DIRECTED BY Kevin Costner

STARRING Robert Duvall, Kevin Costner, Annette Bening

Opens March 19, Cert 12A, 145 mins

Seven years after The Postman conclusively destroyed his golden-boy status in Hollywood, Kevin Costner has turned his back on post-apocalyptic blockbusters and returned to his prairie roots.

Open Range stars Duvall and Costner as Boss Spearman and Charley Waite, two “free grazers” in the 1880s, dedicated to raising their cattle on the American Midwest’s freely available grasslands. When bad weather forces them to make camp outside a frontier town, Boss and Charley find themselves on the wrong side of murderous cattle boss Denton Baxter (Michael Gambon) and his corrupt lackey Sheriff Poole (James Russo). As the conflict escalates, ex-Civil War assassin Charley is forced to embrace the lethal past he’s been running away from, setting the stage for a brutal showdown between our grizzled heroes and Baxter’s ruthless private army.

This is a deeply satisfying cowboy flick that recalls Anthony Mann classics like The Naked Spur and The Far Country, with a back-on-form Costner revelling in James Stewart’s signature role as an awkward, flawed western hero searching for redemption.
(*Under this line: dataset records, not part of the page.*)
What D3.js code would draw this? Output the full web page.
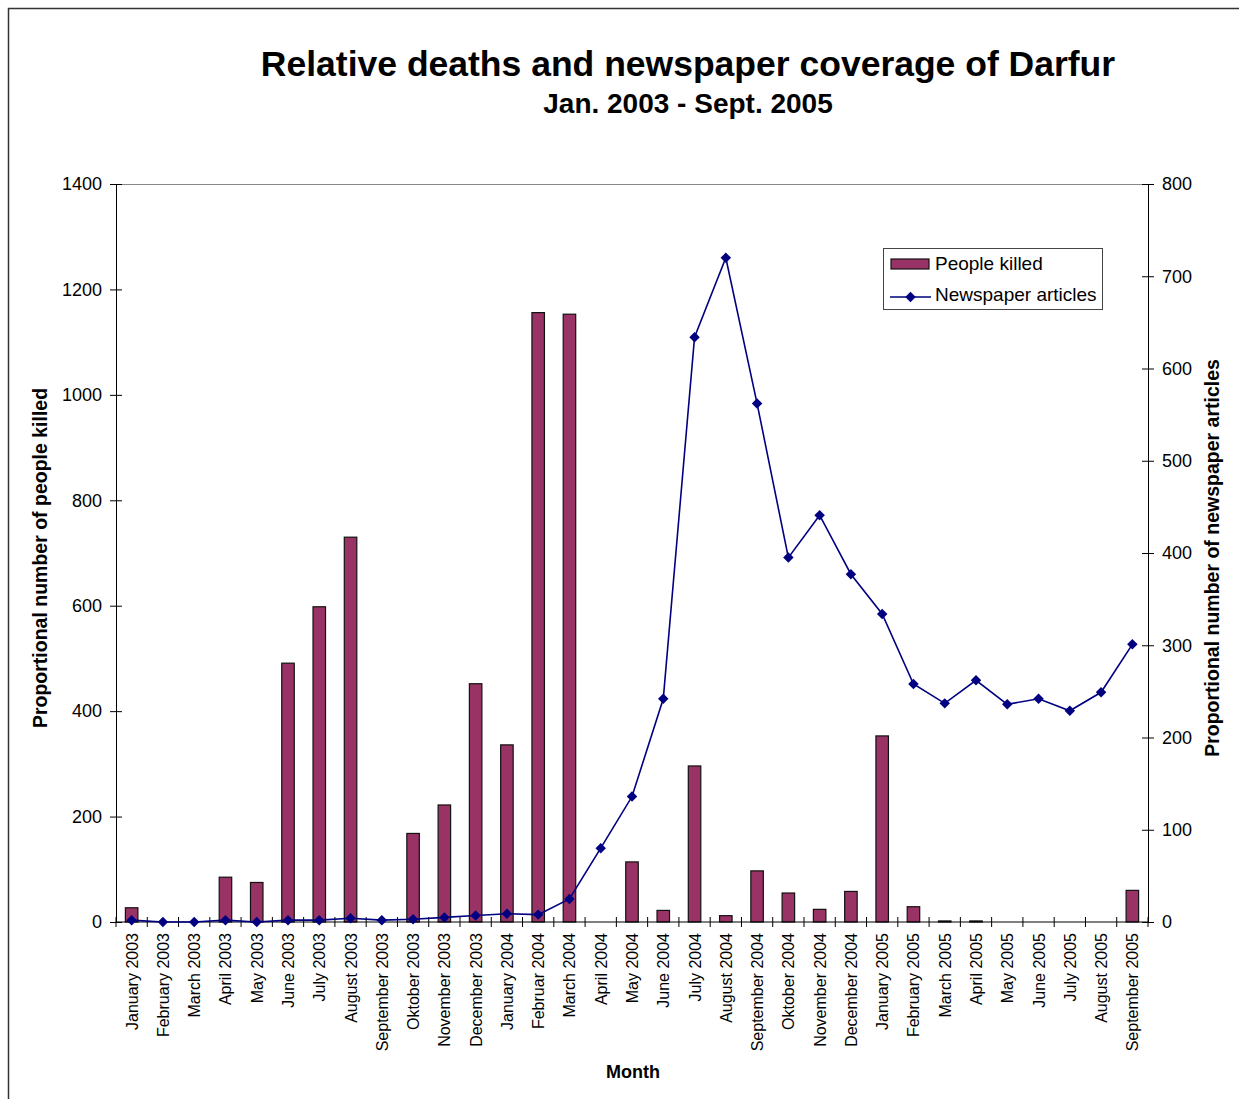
<!DOCTYPE html>
<html>
<head>
<meta charset="utf-8">
<script src="https://cdn.jsdelivr.net/npm/d3@7"></script>
<style>
  html, body { margin: 0; padding: 0; background: #fff; }
  svg { display: block; font-family: "Liberation Sans", Arial, sans-serif; }
</style>
</head>
<body>
<svg id="chart" width="1239" height="1099"></svg>
<script>
// Monthly categories, Jan 2003 – Sept 2005
const months = [
  "January 2003", "February 2003", "March 2003", "April 2003", "May 2003",
  "June 2003", "July 2003", "August 2003", "September 2003", "Oktober 2003",
  "November 2003", "December 2003", "January 2004", "Februar 2004", "March 2004",
  "April 2004", "May 2004", "June 2004", "July 2004", "August 2004",
  "September 2004", "Oktober 2004", "November 2004", "December 2004", "January 2005",
  "February 2005", "March 2005", "April 2005", "May 2005", "June 2005",
  "July 2005", "August 2005", "September 2005"
];

// Proportional number of people killed (left axis)
const peopleKilled = [
  27, 0, 0, 85, 75,
  491, 598, 730, 0, 168,
  222, 452, 336, 1156, 1153,
  0, 114, 22, 296, 12,
  97, 55, 24, 58, 353,
  29, 2, 2, 0, 0,
  0, 0, 60
];

// Proportional number of newspaper articles (right axis)
const newspaperArticles = [
  2, 0, 0, 2, 0,
  2, 2, 4, 2, 3,
  5, 7, 9, 8, 25,
  80, 136, 242, 634, 720,
  562, 395, 441, 377, 334,
  258, 237, 262, 236, 242,
  229, 249, 301
];

const leftTicks = [0, 200, 400, 600, 800, 1000, 1200, 1400];
const rightTicks = [0, 100, 200, 300, 400, 500, 600, 700, 800];

const svg = d3.select("#chart");
const plot = { left: 116, right: 1148, top: 184, bottom: 922 };
const FONT = "Liberation Sans, Arial, sans-serif";

// Outer frame
svg.append("path")
  .attr("d", "M8.5,1099 V8.5 H1239")
  .attr("fill", "none").attr("stroke", "#333").attr("stroke-width", 1.5);

// Titles
svg.append("text")
  .attr("x", 688).attr("y", 76)
  .attr("text-anchor", "middle")
  .attr("font-size", 35.5).attr("font-weight", "bold")
  .text("Relative deaths and newspaper coverage of Darfur");
svg.append("text")
  .attr("x", 688).attr("y", 113)
  .attr("text-anchor", "middle")
  .attr("font-size", 28).attr("font-weight", "bold")
  .text("Jan. 2003 - Sept. 2005");

// Scales
const x = d3.scaleBand().domain(months).range([plot.left, plot.right]);
const yL = d3.scaleLinear().domain([0, 1400]).range([plot.bottom, plot.top]);
const yR = d3.scaleLinear().domain([0, 800]).range([plot.bottom, plot.top]);

// Top border of plot area
svg.append("line")
  .attr("x1", plot.left).attr("x2", plot.right)
  .attr("y1", plot.top + 0.5).attr("y2", plot.top + 0.5)
  .attr("stroke", "#888").attr("stroke-width", 1);

// Bars
const barW = 12.5;
svg.append("g").selectAll("rect")
  .data(months.map((m, i) => ({ m, v: peopleKilled[i] })).filter(d => d.v > 0))
  .join("rect")
  .attr("x", d => x(d.m) + x.bandwidth() / 2 - barW / 2)
  .attr("y", d => yL(d.v))
  .attr("width", barW)
  .attr("height", d => yL(0) - yL(d.v))
  .attr("fill", "#993366")
  .attr("stroke", "#111").attr("stroke-width", 1.2);

// Left axis (ticks crossing the axis line)
const gL = svg.append("g").attr("transform", `translate(${plot.left},0)`)
  .call(d3.axisLeft(yL).tickValues(leftTicks).tickFormat(d3.format("d"))
    .tickSize(6).tickSizeOuter(0).tickPadding(8));
gL.selectAll(".tick line").attr("x2", 6).attr("x1", -6);
gL.selectAll("text").attr("font-size", 18).attr("font-family", FONT).attr("fill", "#000");
gL.select(".domain").attr("stroke", "#000");

// Right axis
const gR = svg.append("g").attr("transform", `translate(${plot.right},0)`)
  .call(d3.axisRight(yR).tickValues(rightTicks).tickFormat(d3.format("d"))
    .tickSize(6).tickSizeOuter(0).tickPadding(8));
gR.selectAll(".tick line").attr("x2", 6).attr("x1", -6);
gR.selectAll("text").attr("font-size", 18).attr("font-family", FONT).attr("fill", "#000");
gR.select(".domain").attr("stroke", "#000");

// Bottom axis: category ticks at band boundaries
const gB = svg.append("g").attr("transform", `translate(0,${plot.bottom})`);
gB.append("line")
  .attr("x1", plot.left).attr("x2", plot.right)
  .attr("stroke", "#000").attr("stroke-width", 1.2);
const bounds = months.map(m => x(m)).concat([plot.right]);
gB.selectAll("line.tk").data(bounds).join("line").attr("class", "tk")
  .attr("x1", d => d).attr("x2", d => d)
  .attr("y1", -5).attr("y2", 5)
  .attr("stroke", "#000");
gB.selectAll("text").data(months).join("text")
  .attr("transform", d => `translate(${x(d) + x.bandwidth() / 2 + 6},11) rotate(-90)`)
  .attr("text-anchor", "end")
  .attr("font-size", 16)
  .text(d => d);

// Newspaper articles line
const line = d3.line()
  .x((d, i) => x(months[i]) + x.bandwidth() / 2)
  .y(d => yR(d));
svg.append("path")
  .datum(newspaperArticles)
  .attr("d", line)
  .attr("fill", "none")
  .attr("stroke", "#000080").attr("stroke-width", 1.6);

const diamond = d3.symbol().type(d3.symbolDiamond2).size(70);
svg.append("g").selectAll("path")
  .data(newspaperArticles)
  .join("path")
  .attr("transform", (d, i) => `translate(${x(months[i]) + x.bandwidth() / 2},${yR(d)})`)
  .attr("d", diamond)
  .attr("fill", "#000080");

// Axis titles
svg.append("text")
  .attr("transform", "translate(47,558) rotate(-90)")
  .attr("text-anchor", "middle")
  .attr("font-size", 19.5).attr("font-weight", "bold")
  .text("Proportional number of people killed");
svg.append("text")
  .attr("transform", "translate(1219,558) rotate(-90)")
  .attr("text-anchor", "middle")
  .attr("font-size", 19.5).attr("font-weight", "bold")
  .text("Proportional number of newspaper articles");
svg.append("text")
  .attr("x", 633).attr("y", 1078)
  .attr("text-anchor", "middle")
  .attr("font-size", 18).attr("font-weight", "bold")
  .text("Month");

// Legend
const lg = svg.append("g");
lg.append("rect")
  .attr("x", 883.5).attr("y", 248.5).attr("width", 219).attr("height", 61)
  .attr("fill", "#fff").attr("stroke", "#444").attr("stroke-width", 1);
lg.append("rect")
  .attr("x", 891).attr("y", 259).attr("width", 38).attr("height", 10)
  .attr("fill", "#993366").attr("stroke", "#111").attr("stroke-width", 1.2);
lg.append("text")
  .attr("x", 935).attr("y", 270).attr("font-size", 19)
  .text("People killed");
lg.append("line")
  .attr("x1", 890).attr("x2", 931).attr("y1", 297).attr("y2", 297)
  .attr("stroke", "#000080").attr("stroke-width", 1.6);
lg.append("path")
  .attr("transform", "translate(910.5,297)")
  .attr("d", diamond).attr("fill", "#000080");
lg.append("text")
  .attr("x", 935).attr("y", 301).attr("font-size", 19)
  .text("Newspaper articles");
</script>
</body>
</html>
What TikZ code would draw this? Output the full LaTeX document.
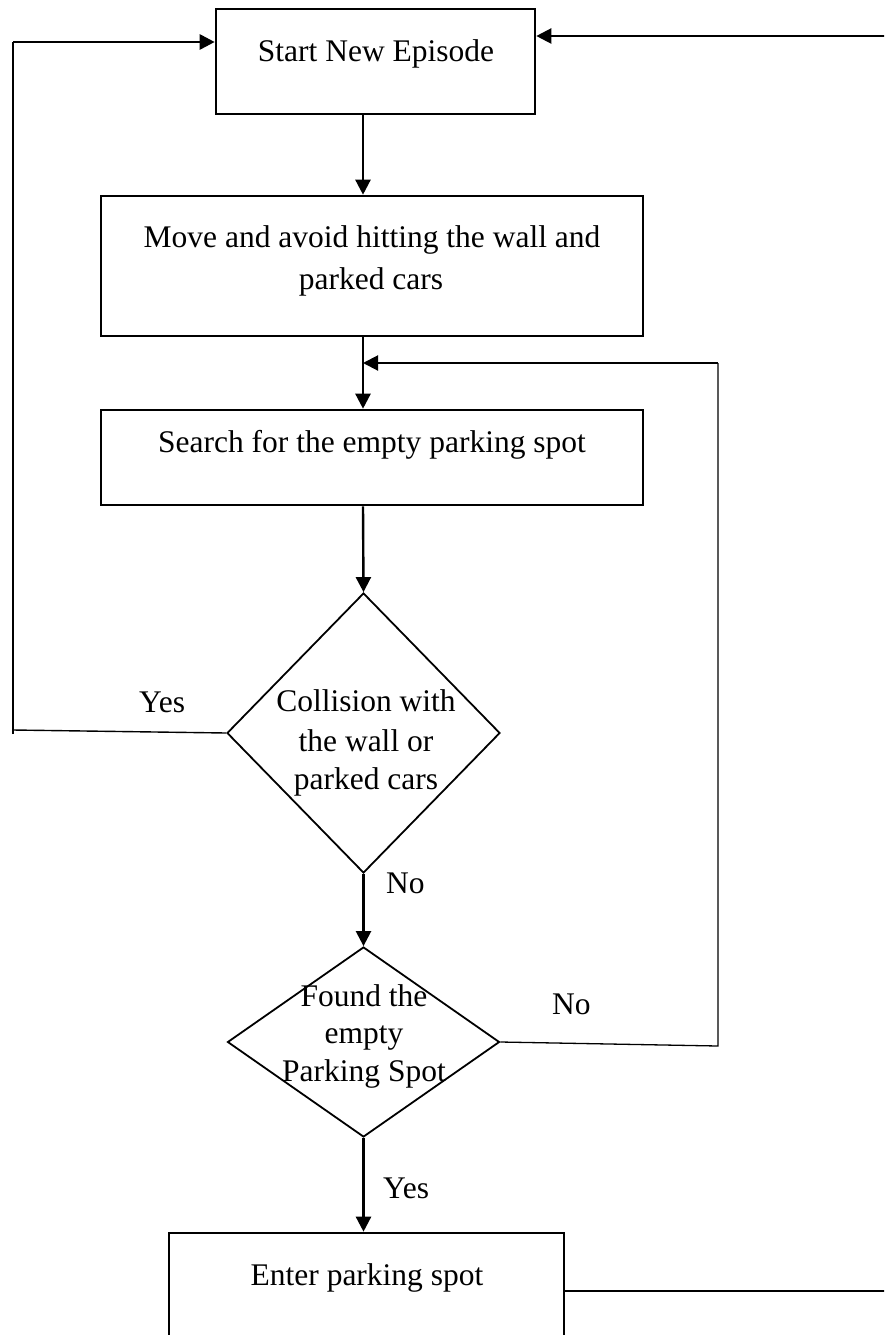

Craig Storper’s screenplay (adapted from the novel by Lauran Paine) is a masterpiece of careful pacing, and Costner entices beautifully understated performances from his fellow leads. Duvall is outstanding as Boss, a world-weary man of principle who has no taste for the fatal conflict with Baxter but embraces it without hesitation because he knows it’s the right thing to do. Bening is equally convincing as Sue Barlow, Charley’s mature love interest, and Costner’s handling of their awkward, grown-up romance is quite beautiful.

All of these elements add up to a great period frontier drama, but what makes this an outstanding western are the opening cattle-droving scenes?the best depiction of jobbing cowboy life since Dick Richards’ underrated 1972 masterpiece The Culpepper Cattle Company?and the glorious climactic gun battle, which has to be seen/heard to be believed. It’s a masterpiece of slow, deliberate violent conflict that recalls Eastwood at his directorial best, and qualifies Open Range as not just a great movie but one of the great contemporary westerns.